It was time to modernize monitoring as part of Microsoft’s transition to a DevOps engineering model, and it was Dana Baxter who got the nod to lead the effort.
“At Microsoft, we want to move to native Azure services,” says Baxter, a senior service engineer in Microsoft Core Services Engineering and Operations (CSEO). Baxter’s team is centralized and provides monitoring and management operations to support infrastructure for the internal applications at Microsoft.
It was January of 2017 when Baxter got the call. “Our goal was to move to a native and fully managed solution on Azure that would free us up from managing our infrastructure,” she says. “To do this, we started by analyzing our System Center Operations Manager (SCOM) environment.”
The team had built SCOM alerts based on standard performance and common events known to create outages or issues with user experience. But, there were also lots of custom alerts that had been piled on over the years as the team dealt with unexpected situations.
“It was the kind of thing where, six years ago, an outage happened, and a manager would insist we had to build alerts so this wouldn’t happen again,” Baxter says. “Those alerts build up over many years and you have a garbage dump of alerts that never get used again, and now you have to sift through all of that technical debt.”
Baxter’s initial step was to focus on cleaning up the alerts without adding additional scope or new alerts. The scope of infrastructure is massive; the team supports monitoring over 16,000 virtual machines and over 750 Azure subscriptions.
“We had to simplify to move forward,” Baxter says. “We needed to clearly define that we were moving alerts from here to there and then figure out what we wanted to do next.”
To assess the old alerts, the team spent a lot of time reviewing what led to the original tickets to be created.
“We had to look at the tickets, and ask ourselves, ‘How many alerts did we get? What was the severity? How was it resolved?” Baxter says. “Did we have an alert once six months ago and it caused an outage, or did we get it 300 times in the last week and closed the ticket? All of this was to remove noise and simplify our migration.”
After a lot work, the results were magical—and much more manageable.
“In the end, we went from over 100 alerts in SCOM to 15 in Azure Monitoring,” Baxter says. “This was very important, we knew the noise created by excessive alerts would frustrate and confuse our application teams.”
Migrating from SCOM to Azure Alerts was just part of the challenge.
“This is not just a technology change, but a culture change,” Baxter says. “It wasn’t only that we would remove SCOM central monitoring, but we had to tell our application teams, now you’re going to manage alerts..”
It comes down to changing how the team works. “This is the ‘Ops’ part of DevOps,” she says.
Baxter found that a high level of support would be required to make this successful across a large organization.
“’I don’t know how to do that,’ was a common response from engineers when we started this process,” Baxter says.
To make the transition easier, the team built a toolkit, created “how to” documentation, and offered training sessions for the application engineering teams that had previously only monitored application performance (as they had always counted on Baxter’s team for infrastructure support).
“We had to make it easy for the teams, and part of that was changing the discussion,” she says.

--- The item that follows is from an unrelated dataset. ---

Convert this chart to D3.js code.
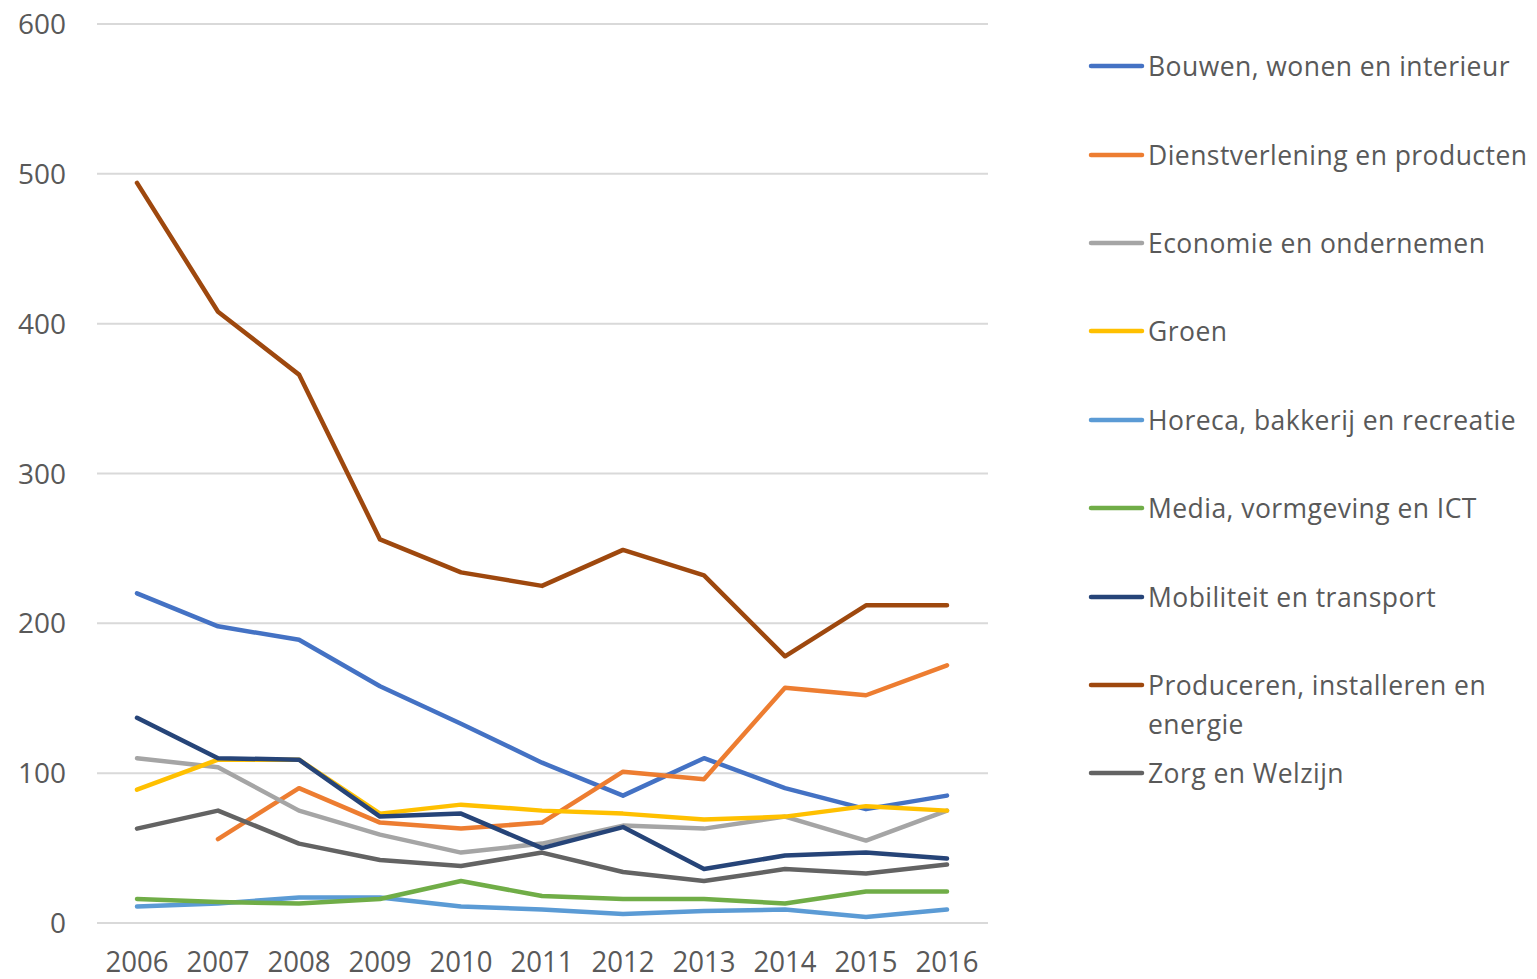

Baxter had to engage with the engineers in a different way, telling them, “We are going to enable you to monitor your operations,” rather than, “We aren’t monitoring your stuff anymore.”
Baxter’s team had to change as well.
The democratization of the monitoring function required central infrastructure teams to let go of ownership and responsibility for something they had managed for many years.
“We developed the concept of guardrails, just enough control to ensure application teams can be agile, while not running off the road,” Baxter says. “This goes against the very fiber of traditional IT operations and our risk averse culture.”
While the SCOM infrastructure was retired in July of 2018, the teams’ work is not complete.
“We are continuously working to improve the toolkits and support we offer to application teams,” Baxter says. “In addition, we are the first and best customer of our own solutions at Microsoft—we work closely with the product engineering teams to ensure that these solutions exceed the needs of our customers.”